With the abundance of legislative attacks on the right to abortion, this year has felt quite dystopian. All eyes have been on Texas – where a bill that bans abortion as early as six weeks, before most people know they are pregnant, went into effect earlier this year. Ohio has also seen its fair share of anti-abortion policies. Earlier this year, I wrote about abortion bans in Lebanon and Mason, both cities that sit just north of Cincinnati. Now, I’m here to sound the alarm bells again – this time for a statewide proposal.
Ohio Republicans introduced an abortion ban of their own Tuesday. Like the Texas law, which is facing a U.S. Supreme Court challenge, it would allow any person to sue a doctor who performs an abortion, as well as anyone who “aids or abets” an abortion. A fine of at least $10,000 awaits any person who performs or assists an abortion. The bill, House Bill 480, has already garnered 33 Republican cosponsors and is backed by the Right to Life Action Coalition and Created Equal.
Republican lawmakers didn’t stop there, going even further than the Texas legislation that is the most extreme anti-abortion law in the U.S. Texas’ bill allows abortion until a fetal heartbeat is detected, but the proposed Ohio bill would ban all abortions, no matter how early.
“Make no mistake, Ohio elected officials are doing everything they can to strip Ohioans of their right and ability to access abortion care,” said Kellie Copeland, executive director of NARAL Pro-Choice Ohio. “This bill would be enforced by deputizing a posse of anti-abortion vigilantes, motivated by $10,000 bounties. This is especially scary because we’ve already seen terrifying threats against abortion providers in Ohio and this will add fuel to that dangerous fire.”
Copeland added that “Black and other women of color as well as trans and non-binary Ohioans will be most scrutinized and targeted by anti-abortion vigilantes. The forces behind these bans are misogynistic, racist, homophobic, and transphobic. This is hatred in legal code form.”
With the Ohio legislature’s Republican supermajority, I am concerned that this bill has a real chance of passing. The introduction of this bill adds even more stakes to the Supreme Court’s review of the Texas law.
I have worries about how the high court will rule. The court’s 6-3 conservative majority, three being justices appointed by former President Donald Trump, is reason enough to have doubts. After the Supreme Court refused to block the Texas bill temporarily, my fear spiked to an all-time high.

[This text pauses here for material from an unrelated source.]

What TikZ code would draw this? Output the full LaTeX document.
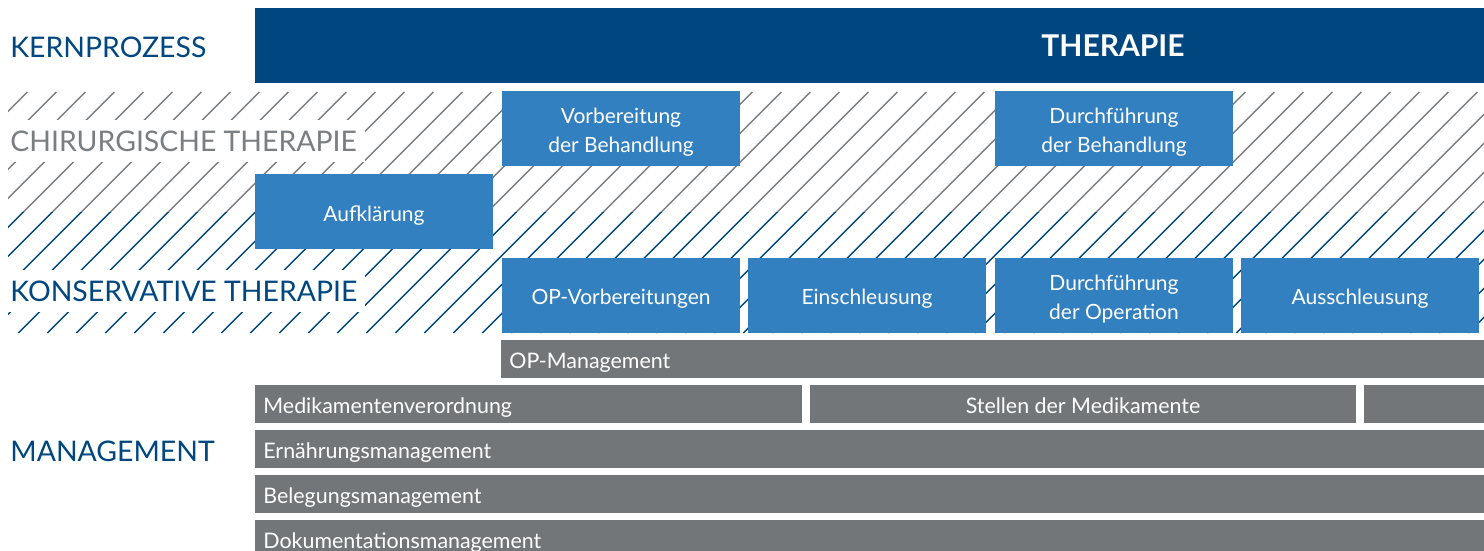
\documentclass[tikz,border=0pt]{standalone}
\usepackage{fontspec}
\setmainfont{Lato}

\definecolor{kernblue}{HTML}{00467F}
\definecolor{boxblue}{HTML}{3380C0}
\definecolor{bargray}{HTML}{727679}
\definecolor{labelgray}{HTML}{7A7E80}

\tikzset{
  lanelabel/.style={anchor=west, inner sep=0pt, font=\fontsize{14.2}{17}\selectfont},
  whitelabel/.style={lanelabel, fill=white, inner xsep=4pt, minimum height=21pt},
  boxtext/.style={text=white, align=center, inner sep=0pt, yshift=-1.8pt,
    font=\fontsize{10.5}{14.5}\selectfont},
  procbox/.style={fill=boxblue, minimum width=119pt, minimum height=37.5pt,
    inner sep=0pt, label={[boxtext]center:#1}},
  mgmtbar/.style={fill=bargray, text=white, minimum height=19pt, inner ysep=0pt,
    inner xsep=4pt, text height=9pt, text depth=0pt, font=\fontsize{10.7}{12}\selectfont},
  hatchline/.style={line width=0.7pt},
}

\begin{document}
\begin{tikzpicture}[x=0.5pt, y=-0.5pt]
  % picture in pixel units of the reference
  \useasboundingbox (0,0) rectangle (1484,551);

  % Kernprozess
  \node[lanelabel, text=kernblue] (kern) at (10,47) {KERNPROZESS};
  \node[fill=kernblue, anchor=west, minimum width=614.5pt, minimum height=37.5pt, inner sep=0pt]
    (kernbar) at (255,45.5) {};
  \node[text=white, font=\fontsize{15}{17}\bfseries] (therapie) at (1113,46) {THERAPIE};

  % Hatched lanes: grey upper half, blue lower half
  \begin{scope}
    \clip (8,92) rectangle (1484,212);
    \foreach \k [evaluate=\k as \c using 3.3+29*\k] in {4,...,62}
      \draw[hatchline, labelgray] ({\c-333},333) -- ({\c-92},92);
  \end{scope}
  \begin{scope}
    \clip (8,212) rectangle (1484,333);
    \foreach \k [evaluate=\k as \c using 3.3+29*\k] in {4,...,62}
      \draw[hatchline, kernblue] ({\c-333},333) -- ({\c-92},92);
  \end{scope}

  % Lane labels
  \node[whitelabel, text=labelgray] (chir) at (2,141) {CHIRURGISCHE THERAPIE};
  \node[whitelabel, text=kernblue] (konserv) at (2,291) {KONSERVATIVE THERAPIE};

  % Process steps
  \node[procbox={Vorbereitung\\der Behandlung}] (vorb) at (621,128.5) {};
  \node[procbox={Durchführung\\der Behandlung}] (durchb) at (1114,128.5) {};
  \node[procbox={Aufklärung}] (aufkl) at (374,211.5) {};
  \node[procbox={OP-Vorbereitungen}] (opvorb) at (621,295) {};
  \node[procbox={Einschleusung}] (einschl) at (867,295) {};
  \node[procbox={Durchführung\\der Operation}] (durchop) at (1114,295) {};
  \node[procbox={Ausschleusung}] (ausschl) at (1360,295) {};

  % Management
  \node[lanelabel, text=kernblue] (mgmt) at (10,451) {MANAGEMENT};
  \node[mgmtbar, anchor=west, minimum width=491.5pt, text width=483.5pt, align=left]
    (opman) at (501,359) {OP-Management};
  \node[mgmtbar, anchor=west, minimum width=273.5pt, text width=265.5pt, align=left]
    (medver) at (255,404) {Medikamentenverordnung};
  \node[mgmtbar, minimum width=273pt] (stellen) at (1083,404) {Stellen der Medikamente};
  \node[mgmtbar, anchor=west, minimum width=60pt, inner xsep=0pt] (medrest) at (1364,404) {};
  \node[mgmtbar, anchor=west, minimum width=614.5pt, text width=606.5pt, align=left]
    (ernaehr) at (255,449) {Ernährungsmanagement};
  \node[mgmtbar, anchor=west, minimum width=614.5pt, text width=606.5pt, align=left]
    (beleg) at (255,494) {Belegungsmanagement};
  \node[mgmtbar, anchor=west, minimum width=614.5pt, text width=606.5pt, align=left]
    (doku) at (255,539) {Dokumentationsmanagement};
\end{tikzpicture}
\end{document}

However, my worries abated this week as justices, even Trump appointees Amy Coney Barrett and Brett Kavanaugh, expressed concern over the law’s enforcement. Kavanaugh noted that the loophole – allowing private citizens to sue – that the Texas law exploits could stretch to other constitutional rights.
“It could be free speech rights. It could be free exercise of religion rights. It could be Second Amendment rights, if this position is accepted here,” he said.
Though I am slightly less worried, the right to choose is under attack in the state we call home, or at least our home away from home. We need to be heard. We will not let Ohio take away the right to get abortion.